Before Celebrity Wife Swap sends her forth to insult the home and family of Six from Blossom, erstwhile Real Housewife Jill Zarin sums up her life's philosophy with the following: "Some people are meant to make a mess, and some people are meant to clean up the mess." GTFO, Jill Zarin.
And look. This is very personal to me. When I was in high school, I wore a freaking Blossom hat to every single senior event. I AM Six from Blossom! YOU are Six from Blossom! WE ARE ALL JENNA VON OY!
So Jill Zarin can shut it when, upon entering Jenna's neighborhood, she gives an incredulous, "This is more of a working class community. People who work for us live somewhere, and this is probably where they live."
She can also shut it when, upon entering Jenna's house, she says, "This is shabby…chic."
And she can ALSO shut it when, upon entering Jenna's bedroom, she says, "I don't feel like I'm in a celebrity's home, because this house needs to be gut renovated."
And finally, she can ONCE AGAIN shut it when, upon reading Jenna's Wife Manual (and seriously, GTFO to this entire show, really) she says, "OK be honest. Do you really prefer to do it all yourself, or is it that you can't afford to have help?"
You know who should never shut it, though? That lady who, at Bobby Zarin's welcome party for Jenna, says, "You like my hair like this? Very crazy?" Also Jenna's lovely husband, Brad, who is not a habitual viewer of The Real Housewives of New York and says, "I wasn't too familiar with what Jill…does."
Jenna and Brad are normal people living a humble existence in Nashville with their toddler daughter, Gray, which involves a lot of home cooked meals and family time and pleasant dirtying of the hands. And their place is totally cute! (Shut it, Jill, oncemore!) Jenna is a little alarmed at all the sharp corners at Hamptons-based Camp Zarin (and YET AGAIN shut it Jill, with trying to make "Camp Zarin" a thing via your t-shirt), where grandkids are given lavish gifts then dismissed to hang from the glass staircase, all while husband Bobby Zarin hobnobs with Miss USA 2012 Nana Meriwether, who allegedly had a threesome with Aviva Drescher's father George (and if you don't know what I'm talking about already save yourself and your precious innocence and DO NOT click that link).

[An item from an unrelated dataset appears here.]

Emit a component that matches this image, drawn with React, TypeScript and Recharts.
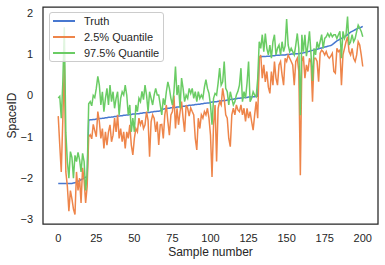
import React from 'react';
import { LineChart, Line, XAxis, YAxis, Legend, ReferenceArea, Label } from 'recharts';

// Ground truth (sorted), one value per sample 0..200
const truth: number[] = [
  -2.13, -2.13, -2.13, -2.13, -2.13, -2.13, -2.13, -2.13, -2.13, -2.13,
  -2.12, -2.11, -2.10, -2.08, -2.06, -2.04, -2.02, -2.00, -1.98, -1.97,
  -0.60, -0.59, -0.59, -0.58, -0.58, -0.57, -0.57, -0.56, -0.56, -0.55,
  -0.55, -0.54, -0.54, -0.53, -0.53, -0.52, -0.52, -0.51, -0.51, -0.50,
  -0.50, -0.49, -0.49, -0.48, -0.48, -0.47, -0.47, -0.46, -0.46, -0.45,
  -0.45, -0.45, -0.44, -0.44, -0.43, -0.43, -0.42,
  -0.42, -0.42, -0.41, -0.41, -0.40, -0.40, -0.39, -0.39, -0.38, -0.38,
  -0.37, -0.35, -0.33, -0.32, -0.32, -0.31, -0.31, -0.30, -0.30, -0.29,
  -0.29, -0.28, -0.28, -0.27, -0.27, -0.26, -0.26, -0.25, -0.25, -0.24, -0.24,
  -0.23, -0.23, -0.22, -0.22, -0.21, -0.21, -0.20, -0.20, -0.19, -0.19,
  -0.18, -0.18, -0.17, -0.16, -0.16, -0.15, -0.15, -0.14, -0.14, -0.13,
  -0.13, -0.12, -0.12, -0.11, -0.11, -0.10, -0.09, -0.09, -0.08, -0.08, -0.07,
  -0.07, -0.06, -0.06, -0.05, -0.05, -0.05, -0.04, -0.04, -0.04, -0.03,
  -0.03, -0.02, -0.02,
  0.93, 0.93, 0.94, 0.94, 0.94, 0.95, 0.95,
  0.95, 0.96, 0.96, 0.96, 0.97, 0.97, 0.97, 0.98, 0.98, 0.98,
  0.98, 0.99, 0.99, 0.99, 1.00, 1.00, 1.00, 1.01, 1.01, 1.01,
  1.02, 1.02, 1.03, 1.04, 1.05, 1.06, 1.07, 1.08, 1.09, 1.10,
  1.11, 1.12, 1.13, 1.14, 1.15, 1.16, 1.17, 1.18, 1.19, 1.20,
  1.21, 1.23, 1.26, 1.29, 1.32, 1.34, 1.36, 1.38, 1.40, 1.42,
  1.44, 1.47, 1.50, 1.53, 1.55, 1.57, 1.59, 1.61, 1.63, 1.64, 1.65, 1.67,
];

// 2.5% quantile
const q025: number[] = [
  -0.5, -1.2, -1.85, -0.6, 0.75, -1.85, -2.2, -2.8, -2.3, -2.5,
  -2.75, -2.88, -1.85, -2.3, -2.0, -2.6, -1.75, -2.05, -2.6, -2.2,
  -1.0, -0.95, -1.05, -0.7, -0.85, -1.0,
  -0.39, -0.63, -1.04, -0.8, -1.28, -0.88, -1.2, -0.88, -0.71, -1.12,
  -0.96, -0.55, -0.88, -0.47, -1.04, -0.8, -1.12, -0.88, -1.28, -0.88,
  -1.04, -0.71, -1.2, -1.44, -1.04, -0.8, -0.88, -0.55, -0.71, -0.6, -0.8,
  -0.71, -0.39, -0.6, -1.48, -0.63, -0.47, -0.55, -0.88, -0.63, -1.2,
  -0.71, -0.7, -1.04, -0.47, -0.23, -0.63, -0.96,
  -0.47, -0.39, 0.0, -0.8, -0.31, -0.71, -0.4, -0.15, -0.55, -0.88, -0.23, -0.31, -0.5, -0.3,
  -0.39, -0.47, -1.04, -1.32, -0.55, -0.8, -0.47, -0.55, -0.39, -0.47, -0.31,
  -0.55, -0.96, -1.97, -0.71, -0.23, -1.6, -0.31, -0.15, -0.23, 0.17,
  -0.07, -0.47, -0.55, -1.04, -1.24, -0.47, -0.31, -0.47, -0.23, -0.35,
  -0.39, -0.23, -0.47, -0.31, -0.63, -0.31, -0.55, -0.39, -0.63, -0.84,
  -0.47, -0.15, -0.55, 0.9, 0.98, 0.42, 0.74, 0.33, 0.58, 0.2,
  0.05, 0.58, 0.25, 0.82, 0.42, 0.25, 0.74, 0.82, 0.5, 0.25,
  0.9, 0.82, 0.98, 0.9, 0.82, 0.74, 0.25, 0.82, 0.9, 0.58,
  -1.93, 0.82, 0.95, 0.42, 0.74, 0.58, 0.9, 0.8, -0.15, 0.9,
  0.9, 0.82, 0.33, 1.02, 1.1, 1.06, 0.98, 1.06, 0.95, 0.9,
  0.95, 1.02, 0.58, 0.54, 1.14, 1.06, 1.1, 0.25, 0.98, 1.14,
  1.3, 1.42, 1.06, 0.98, 1.14, 0.9, 0.82, 0.98, 1.3, 1.22, 0.98, 0.7,
];

// 97.5% quantile
const q975: number[] = [
  -0.06, -0.02, -0.55, 0.3, 1.65, -0.9, -1.6, -2.0, -1.36, -1.5,
  -2.0, -1.45, -1.6, -1.38, -1.55, -1.85, -1.4, -1.6, -2.3, -1.9,
  -0.2, -0.15, -0.25, 0.0, -0.05, 0.17, 0.46, 0.25, -0.23, 0.09,
  -0.39, -0.07, 0.17, -0.23, 0.25, -0.15, 0.09, -0.31, -0.07, 0.09,
  -0.47, -0.07, 0.09, 0.01, 0.25, 0.01, -0.47, -0.23, -0.88, -0.55,
  -0.88, -0.23, -0.39, -0.07, -0.15, 0.1, -0.1,
  0.25, 0.01, -0.39, 0.09, -0.07, -0.23, 0.01, 0.17, 0.01, 0.01,
  -0.23, -0.47, -0.07, -0.23, 0.09, 0.33, 0.17, -0.07, -0.23, 0.09,
  0.7, 0.01, 0.25, -0.31, 0.42, 0.17, -0.15, 0.01, -0.07, 0.17, 0.05,
  0.17, -0.07, 0.09, -0.15, 0.09, -0.07, 0.01, -0.07, 0.2, 0.38,
  0.17, 0.05, -0.23, -0.71, -0.07, 0.05, 0.01, 0.3, 0.66, 0.25,
  0.33, 0.82, 0.17, 0.09, -0.23, 0.09, -0.07, -0.23, -0.15, 0.01, 0.1,
  0.25, 0.66, -0.15, 0.09, -0.07, 0.3, 0.82, -0.15, -0.07, 0.09,
  0.01, -0.03, 0.4, 1.3, 1.14, 1.47, 1.06, 1.5, 1.14, 0.98,
  1.22, 0.9, 1.3, 1.47, 0.98, 1.14, 1.22, 0.98, 1.3, 1.06,
  1.2, 1.85, 1.22, 1.06, 1.14, 1.06, 0.98, 1.22, 1.5, 1.14,
  -0.48, 1.47, 1.06, 1.47, 0.95, 1.22, 1.55, 1.0, 0.35, 1.14,
  0.98, 1.3, 1.14, 1.3, 1.47, 1.14, 1.38, 1.42, 1.5, 1.42,
  1.5, 1.42, 1.47, 1.47, 1.38, 1.47, 1.55, 0.9, 1.55, 1.38,
  1.47, 1.91, 1.22, 1.3, 1.47, 1.3, 1.38, 1.55, 1.7, 1.63, 1.55, 1.42,
];

const xTicks = [0, 25, 50, 75, 100, 125, 150, 175, 200];
const yTicks = [-3, -2, -1, 0, 1, 2];
const xDomain: [number, number] = [-10, 210];
const yDomain: [number, number] = [-3.11, 2.14];

const seriesNames = ['Truth', '2.5% Quantile', '97.5% Quantile'];
const seriesColors = ['#4878d0', '#ee854a', '#6acc64'];

const data = truth.map((t, i) => ({ sample: i, truth: t, q025: q025[i], q975: q975[i] }));

const FONT = '"Liberation Sans", Arial, "DejaVu Sans", sans-serif';
const INK = '#262626';

const fmt = (v: number) => (v < 0 ? '\u2212' + Math.abs(v) : String(v));

const renderLegend = () => (
  <div
    style={{
      width: 115,
      height: 50,
      boxSizing: 'border-box',
      border: '1px solid #cccccc',
      borderRadius: 3,
      background: 'rgba(255,255,255,0.8)',
      fontFamily: FONT,
      fontSize: 11,
      color: INK,
      paddingLeft: 3,
    }}
  >
    {seriesNames.map((n, k) => (
      <div key={n} style={{ display: 'flex', alignItems: 'center', height: 16 }}>
        <span
          style={{
            display: 'inline-block',
            width: 22,
            height: 2,
            background: seriesColors[k],
            marginRight: 9,
          }}
        />
        <span style={{ whiteSpace: 'nowrap' }}>{n}</span>
      </div>
    ))}
  </div>
);

const XLabel = (props: any) => {
  const vb = props.viewBox || {};
  return (
    <text x={vb.x + vb.width / 2} y={vb.y + 32} textAnchor="middle" fill={INK} fontSize={12} fontFamily={FONT}>
      Sample number
    </text>
  );
};

const YLabel = (props: any) => {
  const vb = props.viewBox || {};
  const x = vb.x + 16;
  const y = vb.y + vb.height / 2;
  return (
    <text x={x} y={y} transform={`rotate(-90, ${x}, ${y})`} textAnchor="middle" fill={INK} fontSize={12} fontFamily={FONT}>
      SpaceID
    </text>
  );
};

export default function App() {
  return (
    <div style={{ position: 'absolute', left: 0, top: 0, width: 385, height: 265, background: '#fff' }}>
      <LineChart width={385} height={265} data={data} margin={{ top: 7, right: 7, bottom: 0, left: 0 }}>
        <XAxis
          dataKey="sample"
          type="number"
          domain={xDomain}
          ticks={xTicks}
          allowDataOverflow
          tickLine={false}
          axisLine={false}
          tickSize={0}
          tickMargin={10}
          height={41}
          tick={{ fill: INK, fontSize: 11, fontFamily: FONT }}
        >
          <Label content={XLabel} />
        </XAxis>
        <YAxis
          type="number"
          domain={yDomain}
          ticks={yTicks}
          allowDataOverflow
          tickFormatter={fmt}
          tickLine={false}
          axisLine={false}
          tickSize={0}
          tickMargin={10}
          width={43}
          tick={{ fill: INK, fontSize: 11, fontFamily: FONT }}
        >
          <Label content={YLabel} />
        </YAxis>
        <Line type="linear" dataKey="truth" name={seriesNames[0]} stroke={seriesColors[0]} strokeWidth={1.5} dot={false} isAnimationActive={false} />
        <Line type="linear" dataKey="q025" name={seriesNames[1]} stroke={seriesColors[1]} strokeWidth={1.5} dot={false} isAnimationActive={false} />
        <Line type="linear" dataKey="q975" name={seriesNames[2]} stroke={seriesColors[2]} strokeWidth={1.5} dot={false} isAnimationActive={false} />
        <ReferenceArea
          x1={xDomain[0]}
          x2={xDomain[1]}
          y1={yDomain[0]}
          y2={yDomain[1]}
          fill="none"
          fillOpacity={0}
          stroke={INK}
          strokeWidth={1.25}
          ifOverflow="visible"
        />
        <Legend
          layout="vertical"
          align="center"
          verticalAlign="middle"
          content={renderLegend}
          wrapperStyle={{ left: 49, top: 12, width: 115, height: 50 }}
        />
      </LineChart>
    </div>
  );
}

In her time at Camp Zarin (ugh, I can't believe I'm calling it that, a pox on you Jill Zarin Zarin Fabrics!) Jenna gets husband Bobby Zarin to take out the trash AND fingerpaint with his grandkids. And both he and Jill's daughter Ally and all of the other kids and grandkids know the obvious truth that Jenna is a way better mom/wife. In some sense it's an unfair contest, given that Jenna is an actual human being with actual human feelings and some semblance of kindness and integrity. I WILL admit that trying to child-proof the rather exquisite Zarin home with pool noodles was a bad call, though.
Jill hires a dog groomer, nanny and manicure bus at Jenna's place, and takes Gray shopping for expensive crap that she doesn't need or really want. Then she throws a party, and takes Brad out for a five star dinner. The one bit of credit I will give Jill Zarin is that she's right to encourage Brad and Jenna to get a babysitter once in a while and have a date night. Also that fish with the head on it that she cooked didn't look TOTALLY disgusting.
In the end the wives meet and Jill shares her disappointment at not swapping lives with Faith Hill. Seriously, what a jerk. When Jenna mentions how spoiled Jill's Chihuahua, Ginger, is, Jill says that Ginger is her child, since she doesn't have a child. Sweet, warm, empathetic Jenna then says, "…You do have a child though." I'm sure Ally is used to having to remind her mother of her existence, and also to hearing "Kids are overrated," a thing that Jill says at least 57 times in this episode.
Jenna gets emotional and both she and Brad say they appreciated the experience, while Jill maybe has a flicker of some kind of emotion pass over her plastic visage. I guess we can consider that a victory?